Goodbye to Love: Conversation of all those whose lips are sealed
Share your memorabilia and stories about love and join this extraordinary exhibition!
At Marres, you can hand in items and their related stories. They will be on (anonymous) display in the love archive Memorabilia of Broken Heart by Korean artist Hyesoo Park. That album that always makes you cry, your ex’s toothbrush, or a sweet note you’ve always kept. They will be registered so you can get your memorabilia back later.
Come in during the opening hours of Marres, House for Contemporary Culture
Tuesday until Sunday
12-5PM
Or visit the website goodbye2love.com to share your stories, memories or heart’s desires in a digital and anonymous way.

Hyesoo Park
Korean artist Hyesoo Park (Seoul, KR, 1974) has been exploring the complex contradiction Koreans feel between, on the one hand, the pressure to make a career and gain prestige and, on the other, having a fulfilling personal life, for years.

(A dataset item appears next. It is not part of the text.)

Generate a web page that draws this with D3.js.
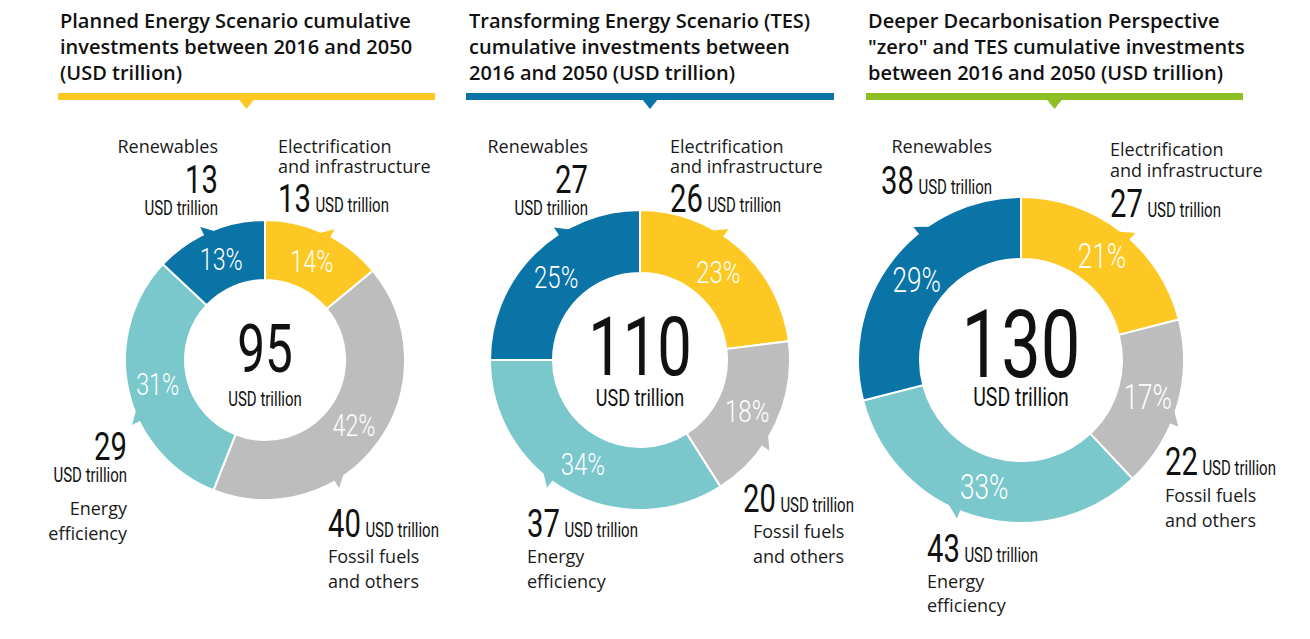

Park’s work is often about emotions and especially about masking them. The exhibition features her work Our Joyful Young Days (2022) in which the artist interviews retired factory workers about their first loves.
For Marres, Hyesoo Park is currently preparing a new installation work consisting of stories, memorabilia and filmed interviews about love harvested in the Limburg region. For this, she developed the website goodbye2love.com where you can share your story or memorabilia.

Jinju Lee
Jinju Lee was born in Busan, Korea in 1980. She received a BA and MA in Eastern painting from Hongik University, where she is currently a professor of Eastern painting. She uses in-depth observations about life and our reality to create detailed images of memory fragments or everyday objects that have symbolic meaning. Lee employs the techniques of Eastern painting that are used to depict details to create scenes that feel intensely foreign, but are actually grounded in the real world. They feature encapsulated memories, floating islands, and introverted landscapes inhabited by solitary figures who are both poignant and unsettling.

James Webb
James Webb was born in Kimberley, South Africa, in 1975. He lives and works in Stockholm, Sweden. He is an artist known for site-specific interventions and installations. His practice often involves sound, found objects, and text, invoking references to literature, cinema, and the minimalist traditions. By shifting objects, techniques, and forms beyond their original contexts and introducing them to different environments, Webb creates new spaces of tension. These spaces bind Webb’s academic background in religion, theatre, and advertising, offering poetic inquiries into the economies of belief and dynamics of communication in our contemporary world.

Goodbye to Love is part of a series of projects exploring the place of emotions, physical interaction and intimacy in our current society. Previous exhibitions in this series were Intimacy (2015) and Museum Motus Mori (2019).